I feel bad for those who have hitched their wagon to the twin horses of coercion and theft. The choice was theirs to make, and I wonder if the accusation is an attempt to put libertarians on the defensive.


Arguing is so tiresome

You know, I'm getting tired of arguing.

I feel like it might just be easier to let people wallow in happy ignorance than to try to show them a little light of truth.

But, the problem is that I care about people and I think operating from faulty premises hurts them.

It's like if I see someone in a survival situation trying to make a fire without matches. I've started thousands of fires that way. If I see someone trying in a way that I see isn't going to work I want to at least give pointers. People generally hate that. I know because I've done that, too.

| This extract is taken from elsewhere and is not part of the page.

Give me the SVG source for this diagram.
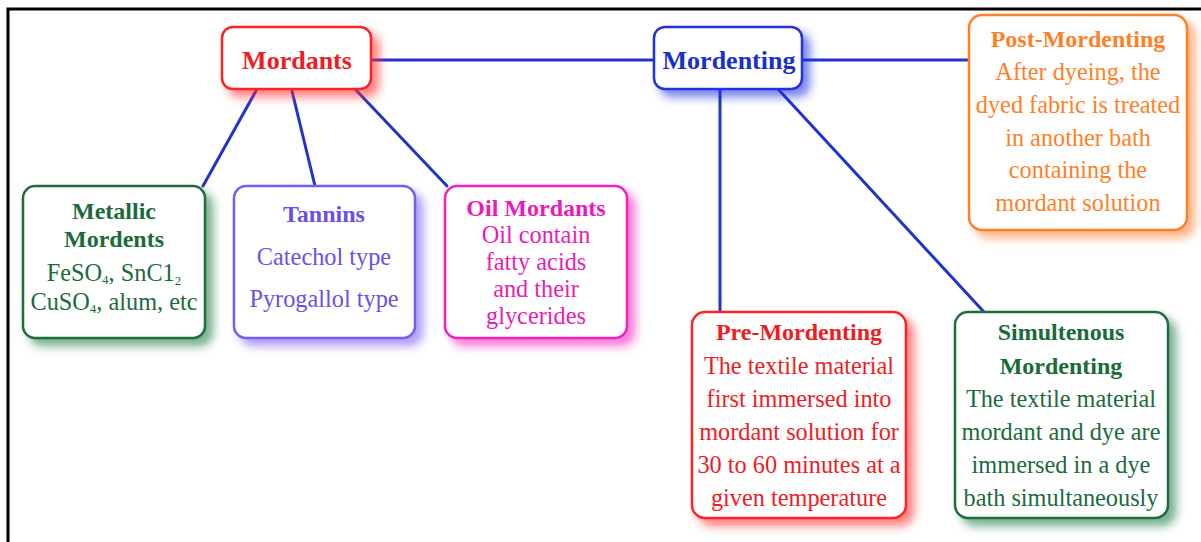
<svg xmlns="http://www.w3.org/2000/svg" width="1201" height="542" viewBox="0 0 1201 542">
<defs>
<filter id="shRed" x="-20%" y="-20%" width="150%" height="150%"><feDropShadow dx="7" dy="7" stdDeviation="5" flood-color="#ff2a2a" flood-opacity="0.6"/></filter>
<filter id="shBlue" x="-20%" y="-20%" width="150%" height="150%"><feDropShadow dx="7" dy="7" stdDeviation="5" flood-color="#2233dd" flood-opacity="0.6"/></filter>
<filter id="shOrange" x="-20%" y="-20%" width="150%" height="150%"><feDropShadow dx="7" dy="7" stdDeviation="5" flood-color="#ff8030" flood-opacity="0.6"/></filter>
<filter id="shGreen" x="-20%" y="-20%" width="150%" height="150%"><feDropShadow dx="7" dy="7" stdDeviation="5" flood-color="#1e7a44" flood-opacity="0.6"/></filter>
<filter id="shPurple" x="-20%" y="-20%" width="150%" height="150%"><feDropShadow dx="7" dy="7" stdDeviation="5" flood-color="#7a5af0" flood-opacity="0.6"/></filter>
<filter id="shMagenta" x="-20%" y="-20%" width="150%" height="150%"><feDropShadow dx="7" dy="7" stdDeviation="5" flood-color="#f020c0" flood-opacity="0.6"/></filter>
</defs>
<style>
text{font-size:24.3px;text-anchor:middle}
.t{font-weight:bold;font-size:24px}
.big{font-size:26px;font-weight:bold}
.box{fill:#fff;stroke-width:2.5}
.conn line{stroke:#2233cc;stroke-width:3;stroke-linecap:round}
.sub{font-size:13px}
</style>
<path d="M8,542 V9 H1201" fill="none" stroke="#000" stroke-width="3"/>
<g class="conn">
<line x1="371" y1="60" x2="654" y2="60"/>
<line x1="802" y1="60" x2="969" y2="60"/>
<line x1="257" y1="89" x2="203" y2="186"/>
<line x1="292" y1="91" x2="315" y2="186"/>
<line x1="355" y1="89" x2="447" y2="186"/>
<line x1="720" y1="89" x2="720" y2="312"/>
<line x1="778" y1="89" x2="984" y2="312"/>
</g>
<g font-family="'Liberation Serif', 'Times New Roman', Tinos, serif">
<g id="mordants">
<rect class="box" x="222" y="27" width="149" height="62" rx="11" stroke="#ff2020" filter="url(#shRed)"/>
<text class="big" x="297" y="69" fill="#ee1c24">Mordants</text>
</g>
<g id="mordenting">
<rect class="box" x="654" y="27" width="148" height="62" rx="11" stroke="#2233dd" filter="url(#shBlue)"/>
<text class="big" x="729" y="69" fill="#1a2fcc">Mordenting</text>
</g>
<g id="post-mordenting" fill="#ff7f27">
<rect class="box" x="969" y="15" width="218" height="215" rx="13" stroke="#ff7f27" filter="url(#shOrange)"/>
<text class="t" x="1078" y="47">Post-Mordenting</text>
<text x="1078" y="80">After dyeing, the</text>
<text x="1078" y="113">dyed fabric is treated</text>
<text x="1078" y="146">in another bath</text>
<text x="1078" y="178">containing the</text>
<text x="1078" y="211">mordant solution</text>
</g>
<g id="metallic" fill="#1a6b3a">
<rect class="box" x="23" y="186" width="182" height="152" rx="12" stroke="#1e6e3c" filter="url(#shGreen)"/>
<text class="t" x="114" y="219">Metallic</text>
<text class="t" x="114" y="247">Mordents</text>
<text x="114" y="281">FeSO<tspan class="sub" dy="3">4</tspan><tspan dy="-3">, SnC1</tspan><tspan class="sub" dy="4">2</tspan></text>
<text x="114" y="310">CuSO<tspan class="sub" dy="3">4</tspan><tspan dy="-3">, alum, etc</tspan></text>
</g>
<g id="tannins" fill="#6a50e8">
<rect class="box" x="234" y="186" width="181" height="152" rx="12" stroke="#7a5af0" filter="url(#shPurple)"/>
<text class="t" x="324" y="222">Tannins</text>
<text x="324" y="265">Catechol type</text>
<text x="324" y="307">Pyrogallol type</text>
</g>
<g id="oil-mordants" fill="#e81cb8">
<rect class="box" x="445" y="186" width="182" height="152" rx="12" stroke="#f020c0" filter="url(#shMagenta)"/>
<text class="t" x="536" y="216">Oil Mordants</text>
<text x="536" y="243">Oil contain</text>
<text x="536" y="270">fatty acids</text>
<text x="536" y="297">and their</text>
<text x="536" y="324">glycerides</text>
</g>
<g id="pre-mordenting" fill="#ee1c24">
<rect class="box" x="692" y="312" width="214" height="206" rx="13" stroke="#ff2020" filter="url(#shRed)"/>
<text class="t" x="799" y="340">Pre-Mordenting</text>
<text x="799" y="374">The textile material</text>
<text x="799" y="407">first immersed into</text>
<text x="799" y="440">mordant solution for</text>
<text x="799" y="473">30 to 60 minutes at a</text>
<text x="799" y="506">given temperature</text>
</g>
<g id="simultenous-mordenting" fill="#1a6b3a">
<rect class="box" x="955" y="312" width="213" height="206" rx="13" stroke="#1e6e3c" filter="url(#shGreen)"/>
<text class="t" x="1061" y="340">Simultenous</text>
<text class="t" x="1061" y="374">Mordenting</text>
<text x="1061" y="407">The textile material</text>
<text x="1061" y="440">mordant and dye are</text>
<text x="1061" y="473">immersed in a dye</text>
<text x="1061" y="506">bath simultaneously</text>
</g>
</g>
</svg>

I've also been on the other side. I was once the guy who had tried to make a fire with a bow/drill... and failed- probably hundreds of times. I had read every description ever written of the making of the kit, and the techniques, and failed time and time again. Then, one day high in the Rockies, I heard a guy was going to do a demonstration on bow/drill firemaking. I swallowed my pride and showed up- an ignorant pilgrim in need of help. I watched him make a fire- and saw him correct the one fatal error in every single description I had ever read- and I had a fire in minutes the very next time I tried. Which was just as fast as I could gather the materials.

But, perhaps I had to be at the point where I was ready for help. (I think I was ready for help years earlier; I just couldn't find it.)

So, the best thing might be to clear a spot and build my own fire without uttering a word. Or, just let objections go unanswered while just living it. That makes me feel a little like I am ignoring my duty, though.